アプリケーション&コンテンツサービス部長の菅原英宗氏 |
アプリケーション&コンテンツサービス部長の菅原英宗氏は「ドットコムマスターは裾野からトップクラスまで幅広いICTスキルレベルをカバーしており、さまざまなところで取得・活用されています。そうした中、学校関係においてはどれだけ教育現場に組み込みやすく、ICTのポジショニング向上、就職活動や入社後のスキルアップなどに活用できるかが重要です」と、学校教育に対する取り組みを語る。
企業においては、ICTリテラシー向上や評価制度への活用、資格取得による品質確保などに活用するケースが多いようだ。

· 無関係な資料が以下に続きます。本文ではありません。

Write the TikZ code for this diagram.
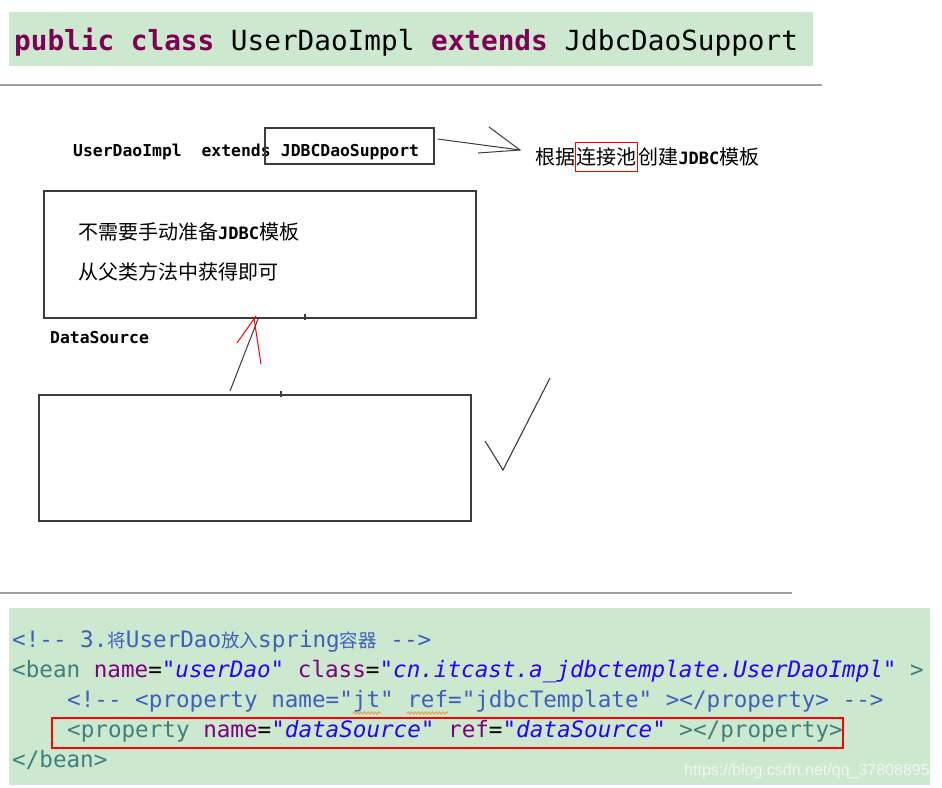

たとえば協和エクシオでは、若手社員の人材育成や最新IT技術に対する苦手意識克服、全社的なリテラシー向上に取り組むべくドットコムマスターを導入。2009年秋時点で、全社員3500名の中で何らかのIT資格を保有済みの社員約1700名を除き、約1800名がベーシック以上を受検している。
菅原氏は「協和エクシオ様では中間層を含め、お客様に提供する際の最低限のチャネリングに必要だという認識の下、全社員がそれぞれのレベルに応じた検定を受けていただきました」と語る。
一方で、NTTコミュニケーションズのグループ企業であるNTTコムチェオで運営する「CAVA(.com Advisor& Valuable Agent)制度」においてもドットコムマスターの資格が活用されている。CAVAとは、ドットコムマスターの合格者の中から、スタッフとして育成された、コミュニケーション能力や現場での対応力に優れ、ICTリテラシーの高い在宅スタッフであり、CAVAスタッフは、主にインターネット接続サービスのテクニカルサポートを行っている。 さらに「弊社にはOCNを含めてさまざまなコールセンターがあります。こうした業務では、現場に即したテクニカルな知識がなければお客様への対応ができません。そこでドットコムマスターの資格取得を通じて、弊社内におけるコールセンターの品質向上にも活用しています」と、菅原氏はドットコムマスターの社内利用について語る。